[Begin RAW DATA]

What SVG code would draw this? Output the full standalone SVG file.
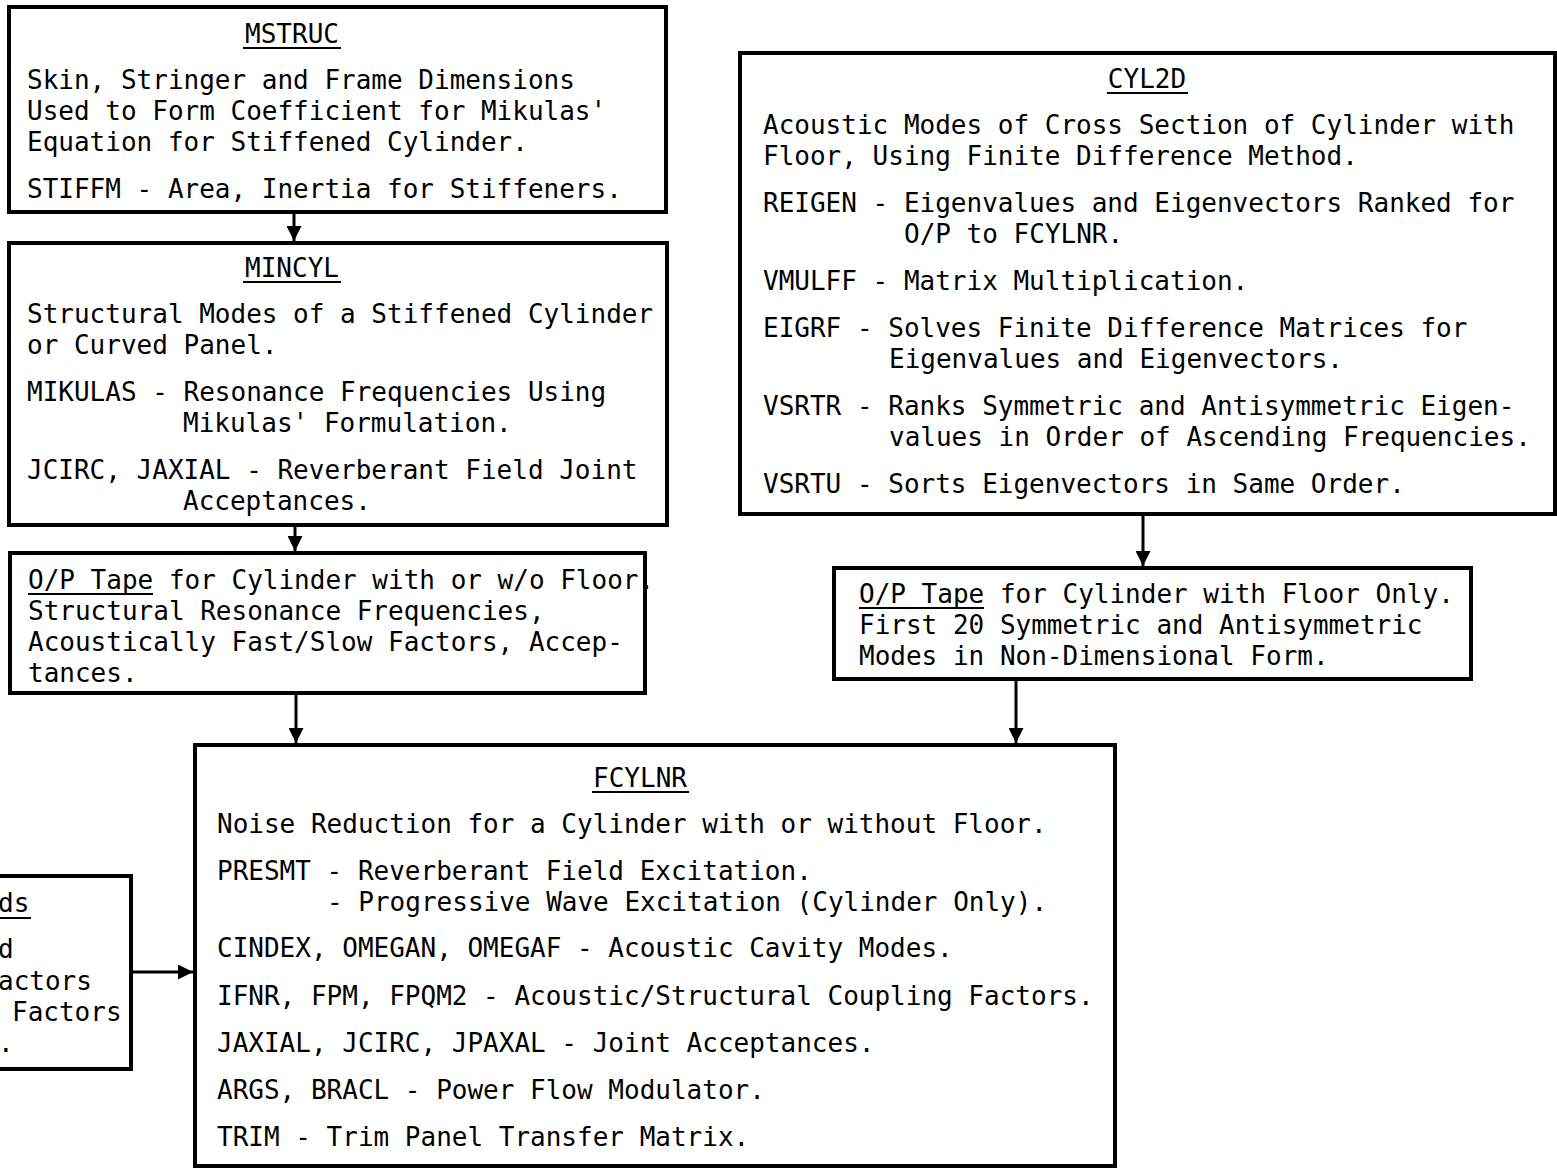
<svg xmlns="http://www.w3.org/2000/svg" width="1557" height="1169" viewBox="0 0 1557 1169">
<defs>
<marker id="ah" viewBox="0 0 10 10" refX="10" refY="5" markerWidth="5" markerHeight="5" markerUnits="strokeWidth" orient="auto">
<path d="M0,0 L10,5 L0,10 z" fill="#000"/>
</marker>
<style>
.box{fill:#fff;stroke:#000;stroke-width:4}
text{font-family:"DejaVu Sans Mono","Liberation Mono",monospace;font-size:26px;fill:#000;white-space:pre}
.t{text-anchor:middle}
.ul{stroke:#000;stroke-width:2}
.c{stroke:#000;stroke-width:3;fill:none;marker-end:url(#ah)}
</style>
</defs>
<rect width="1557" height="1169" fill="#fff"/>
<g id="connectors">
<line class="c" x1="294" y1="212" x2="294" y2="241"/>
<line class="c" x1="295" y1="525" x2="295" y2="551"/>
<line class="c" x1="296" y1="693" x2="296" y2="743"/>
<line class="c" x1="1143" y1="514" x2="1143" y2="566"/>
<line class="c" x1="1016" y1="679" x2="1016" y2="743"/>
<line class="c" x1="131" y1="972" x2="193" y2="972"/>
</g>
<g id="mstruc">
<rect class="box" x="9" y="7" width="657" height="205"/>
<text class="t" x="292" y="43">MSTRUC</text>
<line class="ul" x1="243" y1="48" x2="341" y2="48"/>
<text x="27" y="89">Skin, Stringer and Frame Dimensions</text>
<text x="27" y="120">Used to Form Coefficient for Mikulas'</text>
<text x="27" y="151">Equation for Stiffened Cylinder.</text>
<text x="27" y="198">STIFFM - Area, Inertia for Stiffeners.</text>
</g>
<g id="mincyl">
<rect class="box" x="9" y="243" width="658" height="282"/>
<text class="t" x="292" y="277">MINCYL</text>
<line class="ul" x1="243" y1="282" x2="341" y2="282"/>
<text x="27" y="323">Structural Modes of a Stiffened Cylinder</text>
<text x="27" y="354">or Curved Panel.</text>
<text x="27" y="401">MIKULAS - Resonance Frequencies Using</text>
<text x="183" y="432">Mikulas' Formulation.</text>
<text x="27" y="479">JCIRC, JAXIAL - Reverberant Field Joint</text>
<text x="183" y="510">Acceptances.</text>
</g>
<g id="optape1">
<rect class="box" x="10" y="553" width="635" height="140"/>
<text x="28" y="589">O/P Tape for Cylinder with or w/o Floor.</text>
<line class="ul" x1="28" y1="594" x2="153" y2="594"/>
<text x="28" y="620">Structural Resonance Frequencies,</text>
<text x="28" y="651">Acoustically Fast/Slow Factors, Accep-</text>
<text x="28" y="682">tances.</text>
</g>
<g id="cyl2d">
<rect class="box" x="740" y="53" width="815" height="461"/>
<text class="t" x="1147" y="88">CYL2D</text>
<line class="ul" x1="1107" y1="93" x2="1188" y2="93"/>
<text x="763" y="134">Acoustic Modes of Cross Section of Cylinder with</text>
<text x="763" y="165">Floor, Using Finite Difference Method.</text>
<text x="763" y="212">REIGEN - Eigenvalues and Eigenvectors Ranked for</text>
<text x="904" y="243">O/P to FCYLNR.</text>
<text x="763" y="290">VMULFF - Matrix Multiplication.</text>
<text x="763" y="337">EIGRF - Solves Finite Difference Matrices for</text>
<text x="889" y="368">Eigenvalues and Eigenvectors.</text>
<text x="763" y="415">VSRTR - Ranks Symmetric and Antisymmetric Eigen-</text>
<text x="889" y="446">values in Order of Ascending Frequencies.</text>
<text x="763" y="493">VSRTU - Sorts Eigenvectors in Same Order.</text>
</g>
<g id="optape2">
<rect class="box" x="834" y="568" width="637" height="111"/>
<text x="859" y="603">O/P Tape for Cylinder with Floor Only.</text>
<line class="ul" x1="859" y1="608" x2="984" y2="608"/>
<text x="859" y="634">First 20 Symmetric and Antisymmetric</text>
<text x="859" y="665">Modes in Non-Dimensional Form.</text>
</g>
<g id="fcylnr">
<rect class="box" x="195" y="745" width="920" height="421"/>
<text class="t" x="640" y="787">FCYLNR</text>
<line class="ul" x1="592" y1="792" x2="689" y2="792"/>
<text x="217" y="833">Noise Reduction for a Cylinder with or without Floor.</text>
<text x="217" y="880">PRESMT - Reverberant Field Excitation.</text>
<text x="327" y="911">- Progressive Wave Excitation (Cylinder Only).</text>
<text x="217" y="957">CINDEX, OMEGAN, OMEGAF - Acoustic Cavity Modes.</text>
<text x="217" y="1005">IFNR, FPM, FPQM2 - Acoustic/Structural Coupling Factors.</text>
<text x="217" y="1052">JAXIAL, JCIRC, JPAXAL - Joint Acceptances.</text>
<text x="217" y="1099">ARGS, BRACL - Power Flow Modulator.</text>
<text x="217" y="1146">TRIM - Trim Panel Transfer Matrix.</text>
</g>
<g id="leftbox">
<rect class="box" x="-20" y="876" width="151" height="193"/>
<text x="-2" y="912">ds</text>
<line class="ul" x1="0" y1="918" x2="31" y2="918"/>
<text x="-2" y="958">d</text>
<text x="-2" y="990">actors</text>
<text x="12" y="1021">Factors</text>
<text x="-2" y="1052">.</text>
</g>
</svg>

[End RAW DATA]

SHORT EXERCISE: Copy out all of the material exactly as written, without its pictures.

FINISHED TASK:
What SVG code would draw this? Output the full standalone SVG file.
<svg xmlns="http://www.w3.org/2000/svg" width="1557" height="1169" viewBox="0 0 1557 1169">
<defs>
<marker id="ah" viewBox="0 0 10 10" refX="10" refY="5" markerWidth="5" markerHeight="5" markerUnits="strokeWidth" orient="auto">
<path d="M0,0 L10,5 L0,10 z" fill="#000"/>
</marker>
<style>
.box{fill:#fff;stroke:#000;stroke-width:4}
text{font-family:"DejaVu Sans Mono","Liberation Mono",monospace;font-size:26px;fill:#000;white-space:pre}
.t{text-anchor:middle}
.ul{stroke:#000;stroke-width:2}
.c{stroke:#000;stroke-width:3;fill:none;marker-end:url(#ah)}
</style>
</defs>
<rect width="1557" height="1169" fill="#fff"/>
<g id="connectors">
<line class="c" x1="294" y1="212" x2="294" y2="241"/>
<line class="c" x1="295" y1="525" x2="295" y2="551"/>
<line class="c" x1="296" y1="693" x2="296" y2="743"/>
<line class="c" x1="1143" y1="514" x2="1143" y2="566"/>
<line class="c" x1="1016" y1="679" x2="1016" y2="743"/>
<line class="c" x1="131" y1="972" x2="193" y2="972"/>
</g>
<g id="mstruc">
<rect class="box" x="9" y="7" width="657" height="205"/>
<text class="t" x="292" y="43">MSTRUC</text>
<line class="ul" x1="243" y1="48" x2="341" y2="48"/>
<text x="27" y="89">Skin, Stringer and Frame Dimensions</text>
<text x="27" y="120">Used to Form Coefficient for Mikulas'</text>
<text x="27" y="151">Equation for Stiffened Cylinder.</text>
<text x="27" y="198">STIFFM - Area, Inertia for Stiffeners.</text>
</g>
<g id="mincyl">
<rect class="box" x="9" y="243" width="658" height="282"/>
<text class="t" x="292" y="277">MINCYL</text>
<line class="ul" x1="243" y1="282" x2="341" y2="282"/>
<text x="27" y="323">Structural Modes of a Stiffened Cylinder</text>
<text x="27" y="354">or Curved Panel.</text>
<text x="27" y="401">MIKULAS - Resonance Frequencies Using</text>
<text x="183" y="432">Mikulas' Formulation.</text>
<text x="27" y="479">JCIRC, JAXIAL - Reverberant Field Joint</text>
<text x="183" y="510">Acceptances.</text>
</g>
<g id="optape1">
<rect class="box" x="10" y="553" width="635" height="140"/>
<text x="28" y="589">O/P Tape for Cylinder with or w/o Floor.</text>
<line class="ul" x1="28" y1="594" x2="153" y2="594"/>
<text x="28" y="620">Structural Resonance Frequencies,</text>
<text x="28" y="651">Acoustically Fast/Slow Factors, Accep-</text>
<text x="28" y="682">tances.</text>
</g>
<g id="cyl2d">
<rect class="box" x="740" y="53" width="815" height="461"/>
<text class="t" x="1147" y="88">CYL2D</text>
<line class="ul" x1="1107" y1="93" x2="1188" y2="93"/>
<text x="763" y="134">Acoustic Modes of Cross Section of Cylinder with</text>
<text x="763" y="165">Floor, Using Finite Difference Method.</text>
<text x="763" y="212">REIGEN - Eigenvalues and Eigenvectors Ranked for</text>
<text x="904" y="243">O/P to FCYLNR.</text>
<text x="763" y="290">VMULFF - Matrix Multiplication.</text>
<text x="763" y="337">EIGRF - Solves Finite Difference Matrices for</text>
<text x="889" y="368">Eigenvalues and Eigenvectors.</text>
<text x="763" y="415">VSRTR - Ranks Symmetric and Antisymmetric Eigen-</text>
<text x="889" y="446">values in Order of Ascending Frequencies.</text>
<text x="763" y="493">VSRTU - Sorts Eigenvectors in Same Order.</text>
</g>
<g id="optape2">
<rect class="box" x="834" y="568" width="637" height="111"/>
<text x="859" y="603">O/P Tape for Cylinder with Floor Only.</text>
<line class="ul" x1="859" y1="608" x2="984" y2="608"/>
<text x="859" y="634">First 20 Symmetric and Antisymmetric</text>
<text x="859" y="665">Modes in Non-Dimensional Form.</text>
</g>
<g id="fcylnr">
<rect class="box" x="195" y="745" width="920" height="421"/>
<text class="t" x="640" y="787">FCYLNR</text>
<line class="ul" x1="592" y1="792" x2="689" y2="792"/>
<text x="217" y="833">Noise Reduction for a Cylinder with or without Floor.</text>
<text x="217" y="880">PRESMT - Reverberant Field Excitation.</text>
<text x="327" y="911">- Progressive Wave Excitation (Cylinder Only).</text>
<text x="217" y="957">CINDEX, OMEGAN, OMEGAF - Acoustic Cavity Modes.</text>
<text x="217" y="1005">IFNR, FPM, FPQM2 - Acoustic/Structural Coupling Factors.</text>
<text x="217" y="1052">JAXIAL, JCIRC, JPAXAL - Joint Acceptances.</text>
<text x="217" y="1099">ARGS, BRACL - Power Flow Modulator.</text>
<text x="217" y="1146">TRIM - Trim Panel Transfer Matrix.</text>
</g>
<g id="leftbox">
<rect class="box" x="-20" y="876" width="151" height="193"/>
<text x="-2" y="912">ds</text>
<line class="ul" x1="0" y1="918" x2="31" y2="918"/>
<text x="-2" y="958">d</text>
<text x="-2" y="990">actors</text>
<text x="12" y="1021">Factors</text>
<text x="-2" y="1052">.</text>
</g>
</svg>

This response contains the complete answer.